§ Exercise directions: Write out the opening lines of the data word for word, up to and including the line with "plt.rcParams['font.family'] = ['Lato', 'DejaVu", and leave every picture and every later line out.

========================================

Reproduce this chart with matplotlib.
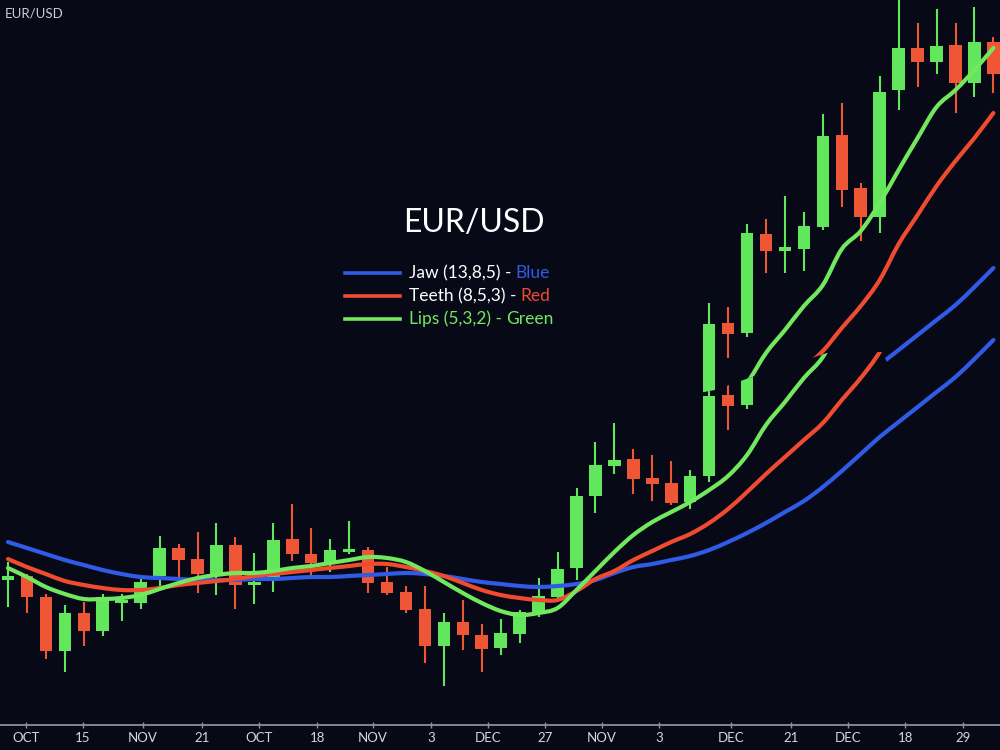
import matplotlib
matplotlib.use("Agg")
import matplotlib.pyplot as plt
from matplotlib.patches import Polygon, PathPatch
from matplotlib.path import Path
from matplotlib.lines import Line2D
import numpy as np

plt.rcParams['font.family'] = ['Lato', 'DejaVu Sans']

# ---------------- data ----------------
opens = [1.0145, 1.0149, 1.0128, 1.0074, 1.0112, 1.0094, 1.0122, 1.0122, 1.0149, 1.0177,
         1.0166, 1.0151, 1.0180, 1.0140, 1.0148, 1.0186, 1.0171, 1.0162, 1.0173, 1.0175,
         1.0143, 1.0133, 1.0116, 1.0079, 1.0103, 1.0090, 1.0077, 1.0091, 1.0113, 1.0128,
         1.0157, 1.0229, 1.0259, 1.0266, 1.0247, 1.0242, 1.0223, 1.0249, 1.0330, 1.0320,
         1.0419, 1.0402, 1.0404, 1.0426, 1.0518, 1.0465, 1.0436, 1.0563, 1.0605, 1.0591,
         1.0608, 1.0570, 1.0611]
highs = [1.0163, 1.0151, 1.0131, 1.0120, 1.0123, 1.0131, 1.0131, 1.0150, 1.0189, 1.0181,
         1.0193, 1.0202, 1.0188, 1.0172, 1.0202, 1.0221, 1.0197, 1.0186, 1.0204, 1.0178,
         1.0158, 1.0139, 1.0139, 1.0112, 1.0125, 1.0101, 1.0106, 1.0115, 1.0147, 1.0173,
         1.0237, 1.0283, 1.0302, 1.0276, 1.0270, 1.0264, 1.0255, 1.0350, 1.0346, 1.0429,
         1.0434, 1.0457, 1.0441, 1.0539, 1.0550, 1.0470, 1.0577, 1.0658, 1.0630, 1.0644,
         1.0630, 1.0646, 1.0616]
lows = [1.0118, 1.0112, 1.0066, 1.0053, 1.0079, 1.0089, 1.0104, 1.0116, 1.0138, 1.0146,
        1.0132, 1.0130, 1.0116, 1.0121, 1.0133, 1.0164, 1.0150, 1.0153, 1.0171, 1.0132,
        1.0130, 1.0112, 1.0062, 1.0039, 1.0075, 1.0053, 1.0070, 1.0082, 1.0108, 1.0126,
        1.0145, 1.0212, 1.0251, 1.0231, 1.0224, 1.0220, 1.0216, 1.0243, 1.0295, 1.0316,
        1.0380, 1.0380, 1.0382, 1.0423, 1.0446, 1.0412, 1.0420, 1.0543, 1.0566, 1.0579,
        1.0540, 1.0556, 1.0560]
closes = [1.0149, 1.0128, 1.0074, 1.0112, 1.0094, 1.0128, 1.0124, 1.0143, 1.0177, 1.0165,
          1.0151, 1.0180, 1.0140, 1.0143, 1.0185, 1.0171, 1.0162, 1.0175, 1.0176, 1.0142,
          1.0132, 1.0115, 1.0079, 1.0103, 1.0090, 1.0076, 1.0092, 1.0113, 1.0129, 1.0156,
          1.0229, 1.0260, 1.0265, 1.0246, 1.0241, 1.0222, 1.0249, 1.0329, 1.0319, 1.0420,
          1.0402, 1.0406, 1.0427, 1.0517, 1.0463, 1.0436, 1.0561, 1.0605, 1.0591, 1.0607,
          1.0570, 1.0611, 1.0579]

jaw = [1.0183, 1.0177, 1.0171, 1.0165, 1.0160, 1.0155, 1.0151, 1.0148, 1.0147, 1.0146,
       1.0145, 1.0145, 1.0145, 1.0146, 1.0146, 1.0147, 1.0148, 1.0148, 1.0149, 1.0150,
       1.0151, 1.0152, 1.0151, 1.0149, 1.0146, 1.0143, 1.0141, 1.0139, 1.0138, 1.0139,
       1.0141, 1.0145, 1.0152, 1.0158, 1.0161, 1.0165, 1.0169, 1.0175, 1.0183, 1.0192,
       1.0202, 1.0213, 1.0224, 1.0238, 1.0254, 1.0271, 1.0288, 1.0303, 1.0318, 1.0333,
       1.0348, 1.0366, 1.0385]
teeth = [1.0166, 1.0158, 1.0151, 1.0144, 1.0140, 1.0137, 1.0135, 1.0135, 1.0137, 1.0140,
         1.0142, 1.0144, 1.0146, 1.0149, 1.0151, 1.0153, 1.0155, 1.0157, 1.0159, 1.0161,
         1.0161, 1.0158, 1.0154, 1.0149, 1.0142, 1.0135, 1.0130, 1.0127, 1.0125, 1.0125,
         1.0134, 1.0146, 1.0154, 1.0165, 1.0174, 1.0183, 1.0191, 1.0202, 1.0216, 1.0233,
         1.0251, 1.0268, 1.0285, 1.0302, 1.0325, 1.0347, 1.0373, 1.0409, 1.0438, 1.0467,
         1.0492, 1.0515, 1.0540]
lips = [1.0157, 1.0148, 1.0138, 1.0131, 1.0126, 1.0126, 1.0127, 1.0130, 1.0136, 1.0142,
        1.0147, 1.0150, 1.0152, 1.0152, 1.0154, 1.0157, 1.0159, 1.0162, 1.0165, 1.0168,
        1.0167, 1.0163, 1.0154, 1.0143, 1.0132, 1.0122, 1.0114, 1.0110, 1.0112, 1.0117,
        1.0135, 1.0154, 1.0173, 1.0190, 1.0203, 1.0213, 1.0223, 1.0235, 1.0249, 1.0270,
        1.0300, 1.0323, 1.0347, 1.0368, 1.0404, 1.0422, 1.0450, 1.0483, 1.0515, 1.0546,
        1.0563, 1.0583, 1.0605]

tick_positions = [0.95, 3.96, 7.12, 10.24, 13.25, 16.31, 19.26, 22.32, 25.33, 28.34,
                  31.35, 34.35, 38.15, 41.32, 44.33, 47.34, 50.40]
tick_labels = ["OCT", "15", "NOV", "21", "OCT", "18", "NOV", "3", "DEC", "27",
               "NOV", "3", "DEC", "21", "DEC", "18", "29"]

title = "EUR/USD"
corner_label = "EUR/USD"
legend_main = ["Jaw (13,8,5) -", "Teeth (8,5,3) -", "Lips (5,3,2) -"]
legend_tail = ["Blue", "Red", "Green"]

# the photographed screen shows an upper slice displaced by this amount
ghost_shift = 0.0072

# ---------------- style ----------------
BG = "#070a16"
UP = "#62e65c"
DOWN = "#ef5636"
BLUE = "#2f5be6"
RED = "#f04a30"
GREEN = "#72e85e"
W, H = 1000, 750

fig = plt.figure(figsize=(10, 7.5), dpi=100, facecolor=BG)
ax = fig.add_axes([0, 25 / H, 1, 725 / H], facecolor=BG)
ax.set_xlim(-8 / 18.95, 992 / 18.95)
ax.set_ylim(1.0000, 1.0725)


def px_poly(pts):
    return Polygon([(px / W, 1 - py / H) for px, py in pts], closed=True,
                   transform=fig.transFigure)


upper_clip = px_poly([(699, 0), (1000, 0), (1000, 300), (890, 368), (882, 352),
                      (827, 353), (752, 377), (715, 390), (699, 393)])
lower_clip = px_poly([(0, 0), (699, 0), (699, 393), (715, 390), (752, 377),
                      (827, 353), (882, 352), (890, 368), (1000, 300),
                      (1000, 760), (0, 760)])

x = np.arange(len(opens))


def smooth_path(xs, ys):
    """Catmull-Rom curve through the data points, as cubic Bezier segments."""
    pts = np.column_stack([xs, ys]).astype(float)
    ext = np.vstack([pts[0], pts, pts[-1]])
    verts = [tuple(pts[0])]
    codes = [Path.MOVETO]
    for k in range(len(pts) - 1):
        p0, p1, p2, p3 = ext[k], ext[k + 1], ext[k + 2], ext[k + 3]
        c1 = p1 + (p2 - p0) / 6.0
        c2 = p2 - (p3 - p1) / 6.0
        verts += [tuple(c1), tuple(c2), tuple(p2)]
        codes += [Path.CURVE4] * 3
    return Path(verts, codes)


def draw(shift, clip):
    o = np.array(opens) + shift
    h = np.array(highs) + shift
    l = np.array(lows) + shift
    c = np.array(closes) + shift
    cols = [UP if cc >= oo else DOWN for oo, cc in zip(o, c)]
    arts = []
    arts.append(ax.vlines(x, l, h, colors=cols, lw=1.5, zorder=2))
    bottoms = np.minimum(o, c)
    heights = np.maximum(np.abs(c - o), 0.0003)
    bars = ax.bar(x, heights, 0.66, bottom=bottoms, color=cols, linewidth=0, zorder=3)
    arts.extend(bars.patches)
    for z, (vals, col) in enumerate(((jaw, BLUE), (teeth, RED), (lips, GREEN))):
        patch = PathPatch(smooth_path(x, np.array(vals) + shift), fill=False,
                          edgecolor=col, lw=3.0, capstyle="round", zorder=4 + z * 0.1)
        ax.add_patch(patch)
        arts.append(patch)
    for a in arts:
        a.set_clip_path(clip)


draw(0.0, lower_clip)
draw(ghost_shift, upper_clip)

# axes styling
for s in ("left", "right", "top"):
    ax.spines[s].set_visible(False)
ax.spines["bottom"].set_color("#8c919b")
ax.spines["bottom"].set_linewidth(1.3)
ax.set_yticks([])
ax.set_xticks(tick_positions)
ax.set_xticklabels(tick_labels)
ax.tick_params(axis="x", colors="#8c919b", labelcolor="#d4d7de", labelsize=9.5,
               direction="inout", length=4, width=1, pad=3)

# texts
fig.text(5 / W, 1 - 14 / H, corner_label, color="#c9cdd6", fontsize=9.5,
         ha="left", va="center")
fig.text(474 / W, 1 - 223 / H, title, color="white", fontsize=23,
         ha="center", va="center")

rows_y = [273, 296, 319]
main_cols = ["white", "white", GREEN]
tail_cols = [BLUE, RED, GREEN]
line_cols = [BLUE, RED, GREEN]
for ry, m, t, mc, tc, lc in zip(rows_y, legend_main, legend_tail, main_cols,
                                tail_cols, line_cols):
    fy = 1 - ry / H
    fig.add_artist(Line2D([345 / W, 400 / W], [fy, fy], color=lc, lw=2.6,
                          transform=fig.transFigure))
    tx = fig.text(409 / W, fy, m, color=mc, fontsize=12.5, ha="left", va="center")
    fig.add_artist(matplotlib.text.Annotation(
        t, xy=(1, 0), xycoords=tx, xytext=(3, 0), textcoords="offset points",
        color=tc, fontsize=12.5, ha="left", va="bottom"))

fig.savefig("out.png", dpi=100, facecolor=BG)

========================================

§ Answer for the task:
Reproduce this chart with matplotlib.
import matplotlib
matplotlib.use("Agg")
import matplotlib.pyplot as plt
from matplotlib.patches import Polygon, PathPatch
from matplotlib.path import Path
from matplotlib.lines import Line2D
import numpy as np

plt.rcParams['font.family'] = ['Lato', 'DejaVu Sans']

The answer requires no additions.